You'll need to find yourself a RF gluer, door clamp, a real cutoff saw, and a widebelt with platen to have any hopes of making it worthwhile. We're a two man operation, but build every door that goes out of here. Charge what you need to make money on them though. I don't try to compete with national door producers on price and honestly can't compete with the on quality with the equipment I have, but produce a marketable product. The biggest advantage I have is turn time. I can knock out a few doors same day if need be.
From contributor R:
You don't mention how many doors you will be making. If you don't make many, and have the space for all that, they will work. If you are short on space, and used Unique Door Machine will be much nicer, and I think better quality door. Can't help you on price a lot, but they can't be bringing much on the market these days.
From contributor J:
We have a two man shop and build our own doors. I've seen the Weaver system and think their shapers and fixtures are very well thought out. We have a somewhat similar system with several shapers set up for dedicated operations. I have made similar fixtures as the Weaver, but I would guess that the Weaver fixtures would be more convenient than the ones that we have made.
We have made thousands of doors, only for the cabinets that we make. The real advantage is the ability make bar panels, furniture ends and the like. My customers appreciate the fact that we make everything right down to the moulding. Could I make more money if I outsourced? Maybe. Would that impress my customers? Nope.
From contributor K:
I bought the Weaver three door system with power feeders 14 years ago. I have made thousands doors. All of which are just as beautiful as ones made on more expensive, prettier machines. These machines are tough as can be, very simple to change cutters, simple to maintain. Yes they are ugly, but why pay extra for pretty fluff? Customer service is top notch, at least it was the one time I had to call.

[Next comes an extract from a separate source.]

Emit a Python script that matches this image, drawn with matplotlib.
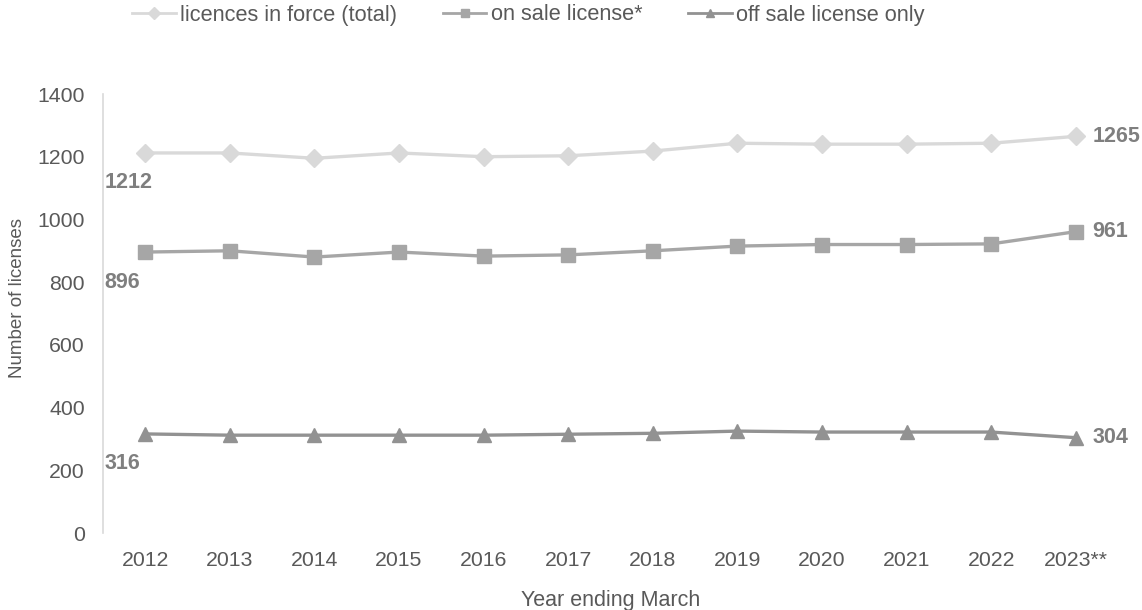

Even then, it was just to see what the process was to switch to insert cutter heads since mine came with stacked cutters. There's always a more sophisticated machine out there, but you can make a couple of hundred doors a week on these very fine machines without any headache. Reliable, sturdy, and accurate.
From contributor U:
I outsource my doors to a local door shop that run Weavers. They have four or five guys working there and every time I stop there are several carts full of parts waiting to be run. The guys are fast and they make those Weaver shapers hum all day long and put out a lot of doors and panel ends. So I have no problem saying these are good machines. I outsource my doors because I can build another set of cabinets in the time I could build a set of doors. Plus I don't have the floor space to dedicate to the equipment that it does take to do it successfully.
From contributor G:
Don't be fooled by the looks. Weaver shapers are very capable. We too have made thousands of doors with ours and we have six of them. Their power feeders are the best by far. We have machined rails shorter than three inches long with them. They are single purpose machines and are not meant to be changed much from the original setup. Because of this they don't have many bells and whistles. I highly recommend their cope and panel sleds also. One thing I like better about Weavers compared to a Unique type machine is that there is no limit to the length of rail they can machine. They are far, far from hobby level. Not even close. I say invest in them and make your own doors. Yes, you will need more equipment to build them profitably, but the equipment can also be used for other things also.